— start —
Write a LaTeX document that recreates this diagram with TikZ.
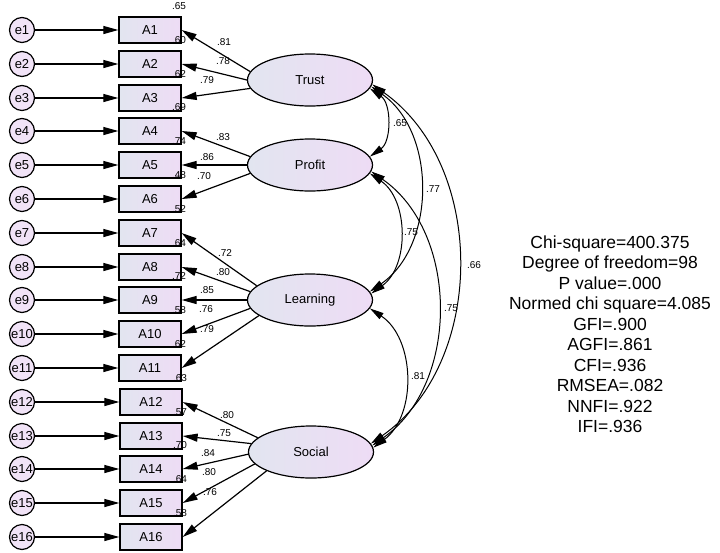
— end —
— start —
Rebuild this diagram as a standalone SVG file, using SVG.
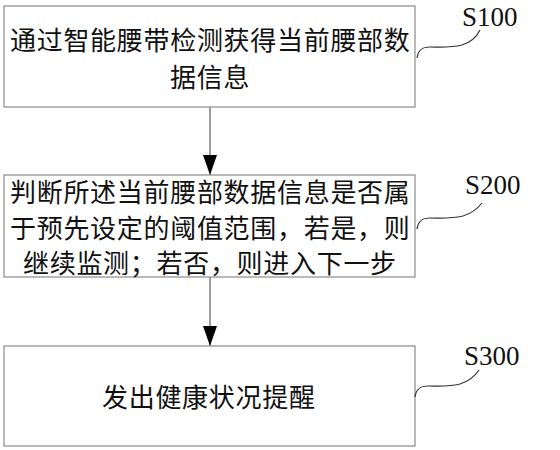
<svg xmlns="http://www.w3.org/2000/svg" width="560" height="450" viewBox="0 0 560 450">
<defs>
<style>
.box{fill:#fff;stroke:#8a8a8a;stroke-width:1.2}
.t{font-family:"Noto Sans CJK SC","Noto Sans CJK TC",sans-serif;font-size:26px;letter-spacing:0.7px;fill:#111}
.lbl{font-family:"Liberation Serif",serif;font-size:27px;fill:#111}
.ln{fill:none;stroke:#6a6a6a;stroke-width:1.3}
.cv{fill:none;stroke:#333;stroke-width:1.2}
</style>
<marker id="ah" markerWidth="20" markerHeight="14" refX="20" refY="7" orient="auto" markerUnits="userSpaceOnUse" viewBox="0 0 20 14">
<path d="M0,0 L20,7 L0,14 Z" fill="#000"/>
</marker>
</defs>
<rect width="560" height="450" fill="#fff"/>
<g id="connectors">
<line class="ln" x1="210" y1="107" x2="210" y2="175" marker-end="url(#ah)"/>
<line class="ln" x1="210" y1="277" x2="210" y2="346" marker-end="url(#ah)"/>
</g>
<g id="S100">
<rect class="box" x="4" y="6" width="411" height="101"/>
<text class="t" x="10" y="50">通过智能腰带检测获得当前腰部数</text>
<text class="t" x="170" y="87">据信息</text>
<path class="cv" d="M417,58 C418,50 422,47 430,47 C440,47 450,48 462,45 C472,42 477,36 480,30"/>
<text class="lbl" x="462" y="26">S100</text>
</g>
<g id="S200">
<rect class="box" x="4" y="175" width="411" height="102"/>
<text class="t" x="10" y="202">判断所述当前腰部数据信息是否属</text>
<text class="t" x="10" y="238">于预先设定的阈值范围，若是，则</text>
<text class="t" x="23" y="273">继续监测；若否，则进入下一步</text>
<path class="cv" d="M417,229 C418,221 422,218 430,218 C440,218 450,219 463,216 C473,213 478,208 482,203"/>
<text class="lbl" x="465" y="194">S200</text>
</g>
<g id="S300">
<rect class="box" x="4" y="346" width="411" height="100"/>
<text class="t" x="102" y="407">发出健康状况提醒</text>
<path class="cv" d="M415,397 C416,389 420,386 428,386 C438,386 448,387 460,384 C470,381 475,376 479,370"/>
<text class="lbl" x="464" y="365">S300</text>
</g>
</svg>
— end —
▶ [Goal of the exercise] Note how many lines in the listing above hold the string "this", then give only that figure.

▶ [Answer] 2